Johan Zinin

Personal information
- Full name: Johan bin Haji Zinin
- Date of birth: 12 February 1974 (age 52)
- Place of birth: Brunei
- Position: Defender

Senior career*
- Years: Team / Apps / (Gls)
- 1996–1997: Brunei
- 2007–2008: March United

International career^{‡}
- 1996–1997: Brunei / 5+ / (0)

= Johan Zinin =

Bruneian former footballer

Johan bin Haji Zinin (born 12 February 1974) is a Bruneian former footballer who played for the Brunei representative team in the Malaysian league system as a defender. He also played for the Brunei national football team at the 1996 AFF Championship as well as the 19th SEA Games in 1997.

== Club career ==
Johan began playing for the Brunei team at the start of the 1996 Liga Perdana. The Wasps finished in fifth position in the regular league and went on to make the semifinals of that year's Malaysia Cup when they were beaten by eventual winners Selangor, 2–3 on aggregate.

Johan stayed on for another year in the 1997 season and the Brunei side led by David Booth astoundingly repeated last year's performance in both league and cup. They were denied a Malaysia Cup final berth by Pahang who beat them 3–6 over two legs in the semi-finals. However, Tok Gajah would then lose the final to Selangor.

After leaving the Bruneian representative team, Johan would play domestically with various Bruneian clubs, the last being March United in the 2007–08 Brunei Premier League.

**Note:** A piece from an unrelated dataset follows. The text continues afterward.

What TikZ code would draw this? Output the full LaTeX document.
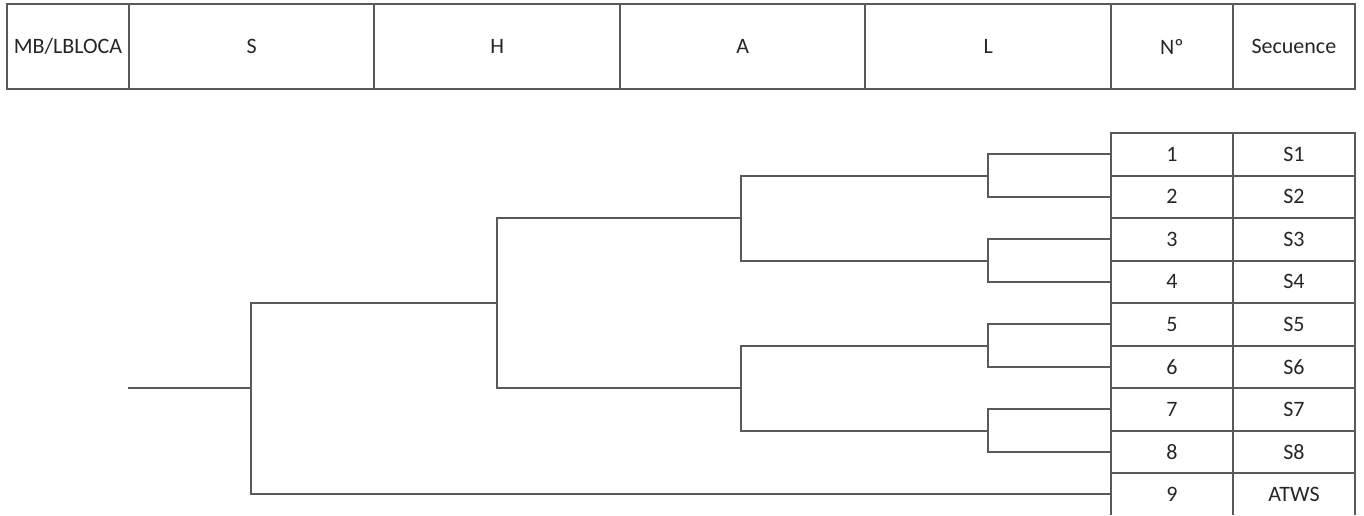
\documentclass[tikz,border=0pt]{standalone}
\usepackage{fontspec}
\setmainfont{Carlito}
\usepackage{tikz}
\usetikzlibrary{positioning}
\tikzset{
  cell/.style={rectangle, draw=black!65, line width=1.5pt, outer sep=0pt, inner sep=0pt,
               text=black!85, align=center, font=\fontsize{16.5}{19}\selectfont},
  hcell/.style={cell, minimum height=63.75pt},
  rcell/.style={cell, minimum height=31.875pt, minimum width=91.5pt},
  narrow/.style={minimum width=91.5pt},
  wide/.style={minimum width=184.1pt},
  tline/.style={draw=black!65, line width=1.5pt}
}
\begin{document}
\begin{tikzpicture}[x=0.75pt, y=-0.75pt]
\useasboundingbox (0,0) rectangle (1364,515);
\clip (0,0) rectangle (1364,514.4);
% ---- header row ----
\node[hcell, narrow, anchor=north west] (mb) at (7,4) {MB/LBLOCA};
\node[hcell, wide, right=0pt of mb] (hs) {S};
\node[hcell, wide, right=0pt of hs] (hh) {H};
\node[hcell, wide, right=0pt of hh] (ha) {A};
\node[hcell, wide, right=0pt of ha] (hl) {L};
\node[hcell, narrow, right=0pt of hl] (hno) {Nº};
\node[hcell, narrow, right=0pt of hno] (hsec) {Secuence};
% ---- sequence table ----
\node[rcell, anchor=north west] (n1) at (1111,133) {1};
\node[rcell, right=0pt of n1] (s1) {S1};
\foreach \i/\j/\lab in {2/1/S2, 3/2/S3, 4/3/S4, 5/4/S5, 6/5/S6, 7/6/S7, 8/7/S8, 9/8/ATWS} {
  \node[rcell, below=0pt of n\j] (n\i) {\i};
  \node[rcell, right=0pt of n\i] (s\i) {\lab};
}
% ---- event tree junctions ----
\coordinate (root) at (128,388);
\coordinate (sj) at (251,388);
\coordinate (hj) at (497,303);
\coordinate (aj1) at (741,218);
\coordinate (aj2) at (741,388);
\coordinate (lj1) at (988,175.5);
\coordinate (lj2) at (988,260.5);
\coordinate (lj3) at (988,345.5);
\coordinate (lj4) at (988,430.5);
% ---- event tree branches ----
\draw[tline] (n1.west) -| (lj1) |- (n2.west);
\draw[tline] (n3.west) -| (lj2) |- (n4.west);
\draw[tline] (n5.west) -| (lj3) |- (n6.west);
\draw[tline] (n7.west) -| (lj4) |- (n8.west);
\draw[tline] (lj1) -| (aj1) |- (lj2);
\draw[tline] (lj3) -| (aj2) |- (lj4);
\draw[tline] (aj1) -| (hj) |- (aj2);
\draw[tline] (hj) -| (sj) |- (n9.west);
\draw[tline] (root) -- (sj);
\end{tikzpicture}
\end{document}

== International career ==

Johan made his first appearance for the Brunei national team at the inaugural 1996 AFF Championship (then known as the Tiger Cup) against Singapore on 4 September at the Singapore National Stadium. He was a substitute for Ali Mustafa in a 3–0 defeat. He then made the starting lineup for the remaining matches of the tournament, including a memorable 1–0 win against the Philippines on 8 September, the winner scored by Irwan Mohammad. Brunei finished in fourth place out of five teams and failed to qualify for the semi-finals with one win and three losses.

Johan was part of the Brunei football team that competed at the 1997 SEA Games, in which Brunei registered four losses out of four games. Johan was known to have started the final game against Singapore on 12 October, where the Lions came out 1–0 winners.

== Personal life ==
Johan is currently a government official who works for the Survey Department at the Ministry of Development as the Chief Technical Surveyor of Tutong District.